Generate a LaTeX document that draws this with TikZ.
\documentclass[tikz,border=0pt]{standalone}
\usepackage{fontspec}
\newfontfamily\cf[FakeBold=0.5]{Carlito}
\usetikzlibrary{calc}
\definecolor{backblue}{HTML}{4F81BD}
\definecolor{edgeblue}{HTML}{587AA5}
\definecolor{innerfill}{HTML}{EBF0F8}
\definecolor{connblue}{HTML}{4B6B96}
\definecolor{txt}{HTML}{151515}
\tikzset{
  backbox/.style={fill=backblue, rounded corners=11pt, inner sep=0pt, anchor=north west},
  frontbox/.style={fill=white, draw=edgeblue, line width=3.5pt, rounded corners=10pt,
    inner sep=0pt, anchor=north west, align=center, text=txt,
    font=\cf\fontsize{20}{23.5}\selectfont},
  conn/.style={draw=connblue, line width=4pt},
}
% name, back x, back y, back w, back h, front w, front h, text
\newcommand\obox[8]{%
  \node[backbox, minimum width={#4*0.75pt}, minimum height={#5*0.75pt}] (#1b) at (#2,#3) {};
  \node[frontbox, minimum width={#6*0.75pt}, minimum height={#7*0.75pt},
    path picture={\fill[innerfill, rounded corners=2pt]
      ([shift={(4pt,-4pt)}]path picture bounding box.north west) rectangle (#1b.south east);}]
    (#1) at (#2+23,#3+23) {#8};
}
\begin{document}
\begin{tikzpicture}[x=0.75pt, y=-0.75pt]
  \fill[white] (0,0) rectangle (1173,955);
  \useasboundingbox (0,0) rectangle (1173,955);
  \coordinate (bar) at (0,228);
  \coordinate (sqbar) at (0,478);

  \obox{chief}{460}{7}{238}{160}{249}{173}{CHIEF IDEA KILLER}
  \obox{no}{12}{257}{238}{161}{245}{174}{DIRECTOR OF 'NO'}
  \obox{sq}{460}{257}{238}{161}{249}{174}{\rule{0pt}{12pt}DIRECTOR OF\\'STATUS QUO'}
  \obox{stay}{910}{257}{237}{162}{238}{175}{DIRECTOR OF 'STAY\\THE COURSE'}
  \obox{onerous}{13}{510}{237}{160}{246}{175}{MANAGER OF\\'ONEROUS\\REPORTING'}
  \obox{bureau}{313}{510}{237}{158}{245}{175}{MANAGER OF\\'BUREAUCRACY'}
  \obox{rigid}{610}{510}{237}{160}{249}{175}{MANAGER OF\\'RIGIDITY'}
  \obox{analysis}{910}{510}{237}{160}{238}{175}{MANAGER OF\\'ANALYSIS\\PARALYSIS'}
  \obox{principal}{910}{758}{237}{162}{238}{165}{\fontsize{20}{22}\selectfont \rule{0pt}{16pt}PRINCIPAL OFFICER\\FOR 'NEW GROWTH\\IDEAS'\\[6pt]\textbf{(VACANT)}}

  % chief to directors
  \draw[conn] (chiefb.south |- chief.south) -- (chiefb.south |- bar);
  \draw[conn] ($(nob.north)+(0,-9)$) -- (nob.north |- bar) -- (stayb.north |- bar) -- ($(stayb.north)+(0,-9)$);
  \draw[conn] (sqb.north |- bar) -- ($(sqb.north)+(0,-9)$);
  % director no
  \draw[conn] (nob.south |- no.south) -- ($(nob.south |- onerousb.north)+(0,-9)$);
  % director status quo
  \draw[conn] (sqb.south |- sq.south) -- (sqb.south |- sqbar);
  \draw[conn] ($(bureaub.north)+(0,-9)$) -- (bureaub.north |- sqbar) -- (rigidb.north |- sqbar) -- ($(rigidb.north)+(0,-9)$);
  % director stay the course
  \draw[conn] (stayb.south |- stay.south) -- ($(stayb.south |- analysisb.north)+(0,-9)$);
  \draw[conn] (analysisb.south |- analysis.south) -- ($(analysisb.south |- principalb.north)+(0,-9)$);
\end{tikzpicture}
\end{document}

· · · · · · ·

Task requirements:
Return every line exactly.

Written response:
Generate a LaTeX document that draws this with TikZ.
\documentclass[tikz,border=0pt]{standalone}
\usepackage{fontspec}
\newfontfamily\cf[FakeBold=0.5]{Carlito}
\usetikzlibrary{calc}
\definecolor{backblue}{HTML}{4F81BD}
\definecolor{edgeblue}{HTML}{587AA5}
\definecolor{innerfill}{HTML}{EBF0F8}
\definecolor{connblue}{HTML}{4B6B96}
\definecolor{txt}{HTML}{151515}
\tikzset{
  backbox/.style={fill=backblue, rounded corners=11pt, inner sep=0pt, anchor=north west},
  frontbox/.style={fill=white, draw=edgeblue, line width=3.5pt, rounded corners=10pt,
    inner sep=0pt, anchor=north west, align=center, text=txt,
    font=\cf\fontsize{20}{23.5}\selectfont},
  conn/.style={draw=connblue, line width=4pt},
}
% name, back x, back y, back w, back h, front w, front h, text
\newcommand\obox[8]{%
  \node[backbox, minimum width={#4*0.75pt}, minimum height={#5*0.75pt}] (#1b) at (#2,#3) {};
  \node[frontbox, minimum width={#6*0.75pt}, minimum height={#7*0.75pt},
    path picture={\fill[innerfill, rounded corners=2pt]
      ([shift={(4pt,-4pt)}]path picture bounding box.north west) rectangle (#1b.south east);}]
    (#1) at (#2+23,#3+23) {#8};
}
\begin{document}
\begin{tikzpicture}[x=0.75pt, y=-0.75pt]
  \fill[white] (0,0) rectangle (1173,955);
  \useasboundingbox (0,0) rectangle (1173,955);
  \coordinate (bar) at (0,228);
  \coordinate (sqbar) at (0,478);

  \obox{chief}{460}{7}{238}{160}{249}{173}{CHIEF IDEA KILLER}
  \obox{no}{12}{257}{238}{161}{245}{174}{DIRECTOR OF 'NO'}
  \obox{sq}{460}{257}{238}{161}{249}{174}{\rule{0pt}{12pt}DIRECTOR OF\\'STATUS QUO'}
  \obox{stay}{910}{257}{237}{162}{238}{175}{DIRECTOR OF 'STAY\\THE COURSE'}
  \obox{onerous}{13}{510}{237}{160}{246}{175}{MANAGER OF\\'ONEROUS\\REPORTING'}
  \obox{bureau}{313}{510}{237}{158}{245}{175}{MANAGER OF\\'BUREAUCRACY'}
  \obox{rigid}{610}{510}{237}{160}{249}{175}{MANAGER OF\\'RIGIDITY'}
  \obox{analysis}{910}{510}{237}{160}{238}{175}{MANAGER OF\\'ANALYSIS\\PARALYSIS'}
  \obox{principal}{910}{758}{237}{162}{238}{165}{\fontsize{20}{22}\selectfont \rule{0pt}{16pt}PRINCIPAL OFFICER\\FOR 'NEW GROWTH\\IDEAS'\\[6pt]\textbf{(VACANT)}}

  % chief to directors
  \draw[conn] (chiefb.south |- chief.south) -- (chiefb.south |- bar);
  \draw[conn] ($(nob.north)+(0,-9)$) -- (nob.north |- bar) -- (stayb.north |- bar) -- ($(stayb.north)+(0,-9)$);
  \draw[conn] (sqb.north |- bar) -- ($(sqb.north)+(0,-9)$);
  % director no
  \draw[conn] (nob.south |- no.south) -- ($(nob.south |- onerousb.north)+(0,-9)$);
  % director status quo
  \draw[conn] (sqb.south |- sq.south) -- (sqb.south |- sqbar);
  \draw[conn] ($(bureaub.north)+(0,-9)$) -- (bureaub.north |- sqbar) -- (rigidb.north |- sqbar) -- ($(rigidb.north)+(0,-9)$);
  % director stay the course
  \draw[conn] (stayb.south |- stay.south) -- ($(stayb.south |- analysisb.north)+(0,-9)$);
  \draw[conn] (analysisb.south |- analysis.south) -- ($(analysisb.south |- principalb.north)+(0,-9)$);
\end{tikzpicture}
\end{document}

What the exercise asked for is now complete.